Akelo Misori Dissects Teacher Union Power Dynamics in Rivetting Book

By David Onyango

The Kenyan public is perennially treated to an elaborate theater of high-stakes national politics. While mainstream campaigns for legislative and gubernatorial seats monopolize the headlines, a parallel, equally fierce spectacle unfolds within the country’s trade unions.

The frequent crossover of prominent labor bosses, mostly chairpersons and secretaries-general, into mainstream competitive politics continues to attract curiosity. This overlap begs a critical question: just how much leverage do these union leaders wield? Beyond the charged street protests and media briefings, what are the internal intrigues that govern the corridors of power within Kenya’s vibrant teachers’ unions?

In Teachers, Unions and Labour Relations in Kenya, Akelo Misori pulls back the curtain on the constant, calculated negotiation of power, influence, and constitutional authority. Misori maps out a complex system of competing and complementary forces shifting between executive dominance, grassroots resistance, and state interference.

The Duels at the Apex of Trade Unions

The book gives readers a behind-the-scenes of the historical structural tension baked into the union’s top two offices: the Secretary-General and the National Chairman.

The office of the Secretary-General commands substantial informal influence and massive public visibility, making the holder the functional face of the union. This position controls the day-to-day administration of the union, coordinates critical communication, and serves as the primary gateway to powerful external actors like the Teachers Service Commission, the Ministry of Education, and Parliament. Because of this direct access to executive execution and information, the Secretary-General operates as the true epicenter of daily union power.

Conversely, the National Chairman exercises authority primarily through the lens of constitutional governance and strategic oversight. Presiding over national meetings and ensuring strict adherence to procedural rules, the Chairman acts as a vital institutional brake designed to prevent an autocratic drift within the executive arm. However, because the Chairman does not manage the daily financial and administrative machinery of the union, the position can often appear less powerful to the public despite its immense constitutional significance.
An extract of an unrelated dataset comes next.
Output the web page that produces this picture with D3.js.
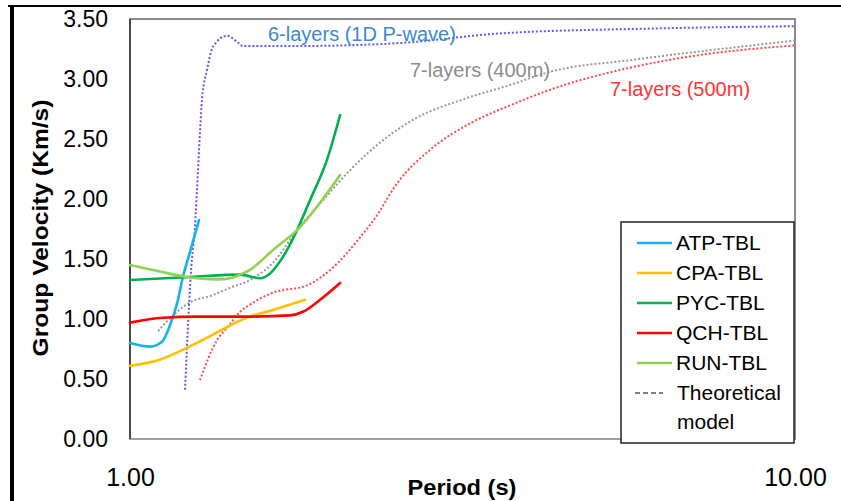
<!DOCTYPE html>
<html lang="en">
<head>
  <meta charset="UTF-8">
  <title>Group velocity</title>
  <script src="https://d3js.org/d3.v7.min.js"></script>
  <style>
    body { margin: 0; background: #fff; }
    text { font-family: Arial, "Liberation Sans", sans-serif; }
  </style>
</head>
<body>
  <script>
    const width = 841, height = 501;
    const margin = { left: 130, right: 46, top: 19, bottom: 62 };

    // observed curves: [period (s), group velocity (km/s)]
    const atp = [[1.0, 0.80], [1.072, 0.77], [1.117, 0.81], [1.149, 0.95], [1.177, 1.13], [1.201, 1.35], [1.231, 1.56], [1.270, 1.825]];
    const cpa = [[1.0, 0.61], [1.109, 0.66], [1.218, 0.76], [1.333, 0.87], [1.449, 0.975], [1.515, 1.02], [1.641, 1.075], [1.833, 1.16]];
    const pyc = [[1.0, 1.325], [1.231, 1.35], [1.464, 1.37], [1.569, 1.34], [1.624, 1.38], [1.699, 1.52], [1.783, 1.74], [1.865, 1.99], [1.979, 2.33], [2.070, 2.70]];
    const qch = [[1.0, 0.97], [1.121, 1.01], [1.261, 1.02], [1.515, 1.02], [1.740, 1.03], [1.820, 1.06], [1.931, 1.16], [2.070, 1.30]];
    const run = [[1.0, 1.45], [1.121, 1.39], [1.218, 1.35], [1.352, 1.33], [1.414, 1.34], [1.464, 1.37], [1.515, 1.41], [1.641, 1.575], [1.783, 1.74], [2.070, 2.20]];

    // theoretical models
    const model6 = [[1.210, 0.41], [1.223, 0.97], [1.240, 1.52], [1.248, 1.66], [1.261, 2.07], [1.274, 2.55], [1.283, 2.83], [1.306, 3.08], [1.333, 3.27], [1.399, 3.36], [1.449, 3.31], [1.479, 3.275], [1.80, 3.275], [2.55, 3.30], [3.60, 3.38], [6.05, 3.42], [10.0, 3.44]];
    const model400 = [[1.102, 0.90], [1.161, 1.03], [1.223, 1.13], [1.333, 1.20], [1.414, 1.26], [1.515, 1.325], [1.641, 1.47], [1.783, 1.74], [1.951, 1.99], [2.142, 2.24], [2.377, 2.47], [2.664, 2.66], [3.168, 2.83], [3.728, 2.95], [4.281, 3.06], [5.706, 3.16], [7.197, 3.23], [10.0, 3.32]];
    const model500 = [[1.274, 0.49], [1.352, 0.825], [1.399, 0.925], [1.464, 1.06], [1.515, 1.12], [1.641, 1.22], [1.846, 1.28], [2.020, 1.43], [2.218, 1.68], [2.336, 1.84], [2.521, 2.13], [2.826, 2.41], [3.247, 2.63], [3.728, 2.78], [4.281, 2.91], [5.706, 3.10], [7.197, 3.20], [10.0, 3.28]];

    const yTicks = [0, 0.5, 1, 1.5, 2, 2.5, 3, 3.5];
    const xTicks = [1, 10];

    const stations = [
      { name: 'ATP-TBL', data: atp, color: '#1ab0ef' },
      { name: 'CPA-TBL', data: cpa, color: '#ffc000' },
      { name: 'PYC-TBL', data: pyc, color: '#00b050' },
      { name: 'QCH-TBL', data: qch, color: '#ff0000' },
      { name: 'RUN-TBL', data: run, color: '#92d050' }
    ];
    const models = [
      { name: '6-layers (1D P-wave)', data: model6, color: '#5a5af5', textColor: '#3b8ad2', lx: 268, ly: 41 },
      { name: '7-layers (400m)', data: model400, color: '#999999', textColor: '#8c8c8c', lx: 410, ly: 77 },
      { name: '7-layers (500m)', data: model500, color: '#ff4a4a', textColor: '#ff3333', lx: 610, ly: 96 }
    ];

    const svg = d3.select('body').append('svg')
      .attr('width', width)
      .attr('height', height);

    // outer frame
    svg.append('line').attr('x1', 8).attr('x2', width).attr('y1', 6).attr('y2', 6)
      .attr('stroke', '#000').attr('stroke-width', 2);
    svg.append('line').attr('x1', 12).attr('x2', 12).attr('y1', 5).attr('y2', height)
      .attr('stroke', '#000').attr('stroke-width', 4);

    const x = d3.scaleLog().domain([1, 10]).range([margin.left, width - margin.right]);
    const y = d3.scaleLinear().domain([0, 3.5]).range([height - margin.bottom, margin.top]);

    // plot border
    svg.append('rect')
      .attr('x', x(1)).attr('y', y(3.5))
      .attr('width', x(10) - x(1)).attr('height', y(0) - y(3.5))
      .attr('fill', 'none').attr('stroke', '#666').attr('stroke-width', 1.5);
    svg.append('line').attr('x1', x(1)).attr('x2', x(10)).attr('y1', y(0)).attr('y2', y(0))
      .attr('stroke', '#a6a6a6').attr('stroke-width', 1.5);
    svg.append('line').attr('x1', x(1)).attr('x2', x(1)).attr('y1', y(3.5)).attr('y2', y(0))
      .attr('stroke', '#333').attr('stroke-width', 1.5);

    const yAxis = d3.axisLeft(y).tickValues(yTicks).tickFormat(d3.format('.2f'))
      .tickSize(0).tickPadding(22);
    const xAxis = d3.axisBottom(x).tickValues(xTicks).tickFormat(d3.format('.2f'))
      .tickSize(0).tickPadding(29);

    const gy = svg.append('g').attr('transform', `translate(${x(1)},0)`).call(yAxis);
    gy.select('.domain').remove();
    gy.selectAll('text').attr('font-size', 23).attr('font-family', 'Arial, "Liberation Sans", sans-serif').attr('fill', '#000');

    const gx = svg.append('g').attr('transform', `translate(0,${y(0)})`).call(xAxis);
    gx.select('.domain').remove();
    gx.selectAll('text').attr('font-size', 25).attr('font-family', '"Times New Roman", "Liberation Serif", serif').attr('fill', '#000');

    // axis titles
    svg.append('text')
      .attr('transform', 'translate(48,228) rotate(-90)')
      .attr('text-anchor', 'middle')
      .attr('font-size', 22).attr('font-weight', 'bold')
      .attr('textLength', 257).attr('lengthAdjust', 'spacingAndGlyphs')
      .text('Group Velocity (Km/s)');
    svg.append('text')
      .attr('x', 462).attr('y', 495)
      .attr('text-anchor', 'middle')
      .attr('font-size', 22).attr('font-weight', 'bold')
      .attr('textLength', 109).attr('lengthAdjust', 'spacingAndGlyphs')
      .text('Period (s)');

    const line = d3.line()
      .x(d => x(d[0]))
      .y(d => y(d[1]))
      .curve(d3.curveMonotoneX);

    // theoretical models (dotted)
    svg.append('g').selectAll('path')
      .data(models)
      .join('path')
      .attr('d', d => line(d.data))
      .attr('fill', 'none')
      .attr('stroke', d => d.color)
      .attr('stroke-width', 2)
      .attr('stroke-dasharray', '2,2');

    svg.append('g').selectAll('text')
      .data(models)
      .join('text')
      .attr('x', d => d.lx).attr('y', d => d.ly)
      .attr('font-size', 20)
      .attr('fill', d => d.textColor)
      .text(d => d.name);

    // observed curves
    svg.append('g').selectAll('path')
      .data(stations)
      .join('path')
      .attr('d', d => line(d.data))
      .attr('fill', 'none')
      .attr('stroke', d => d.color)
      .attr('stroke-width', 2.6)
      .attr('stroke-linecap', 'round');

    // legend
    const legend = svg.append('g').attr('transform', 'translate(621,222)');
    legend.append('rect')
      .attr('width', 173).attr('height', 221)
      .attr('fill', '#fff').attr('stroke', '#222').attr('stroke-width', 1.5);

    const items = legend.selectAll('g.item')
      .data(stations)
      .join('g')
      .attr('class', 'item')
      .attr('transform', (d, i) => `translate(0,${21 + i * 30})`);
    items.append('line')
      .attr('x1', 16).attr('x2', 51)
      .attr('stroke', d => d.color).attr('stroke-width', 2.6);
    items.append('text')
      .attr('x', 55).attr('dy', '0.35em')
      .attr('font-size', 21)
      .text(d => d.name);

    const th = legend.append('g').attr('transform', `translate(0,${21 + 5 * 30})`);
    th.append('line')
      .attr('x1', 14).attr('x2', 42)
      .attr('stroke', '#808080').attr('stroke-width', 2)
      .attr('stroke-dasharray', '5,3');
    th.append('text')
      .attr('x', 56).attr('dy', '0.35em')
      .attr('font-size', 21)
      .text('Theoretical');
    th.append('text')
      .attr('x', 56).attr('y', 29).attr('dy', '0.35em')
      .attr('font-size', 21)
      .text('model');
  </script>
</body>
</html>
This arrangement is theoretically intended to create a model of shared power. The book demonstrates that when the two high-profile officeholders pursue clashing political priorities, it could trigger severe operational friction.

The Grassroots Veto: Branches and the Delegates’ Conference

Power within the union machinery is partly anchored by volatile grassroot formations, through the influence of local Branch Executive Secretaries and Branch Chairpersons. Operating as political intermediaries on the ground, these local leaders hold the keys to mass mobilization. If national leadership loses touch with the rank-and-file membership, these branch officials can systematically choke the execution of national directives or industrial strikes.

The ultimate democratic counterweight to executive overreach is the National Delegates’ Conference. Bringing together elected branch representatives from all corners of Kenya, this conference holds the absolute mandate to amend constitutional provisions and dictate broad policy directions.

The Ultimate Adversary: The Union vs. The State

Beyond internal palace intrigues, the union exists in a permanent state of low-intensity conflict with the government and the Teachers Service Commission (TSC). Because the state holds an absolute monopoly over employment, teacher remuneration, and macroeconomic educational policy, labor relations become a permanent chess match of leverage.

National union leaders must carefully measure their steps. If they lean too hard into aggressive strikes, and the state can deploy legal sanctions, implement punitive deployments, or freeze the union’s primary revenue streams. If they lean too far into appeasement, and the grassroots membership will brand the leadership as sellouts, triggering an inevitable revolt at the next delegates’ conference.

Misori’s book has been touted as a manual on institutional statecraft. It demonstrates that the survival of any major labor movement relies on maintaining a sophisticated, highly calculated equilibrium of power across all tiers of governance.

The writer is a research assistant at Free Press Publishers.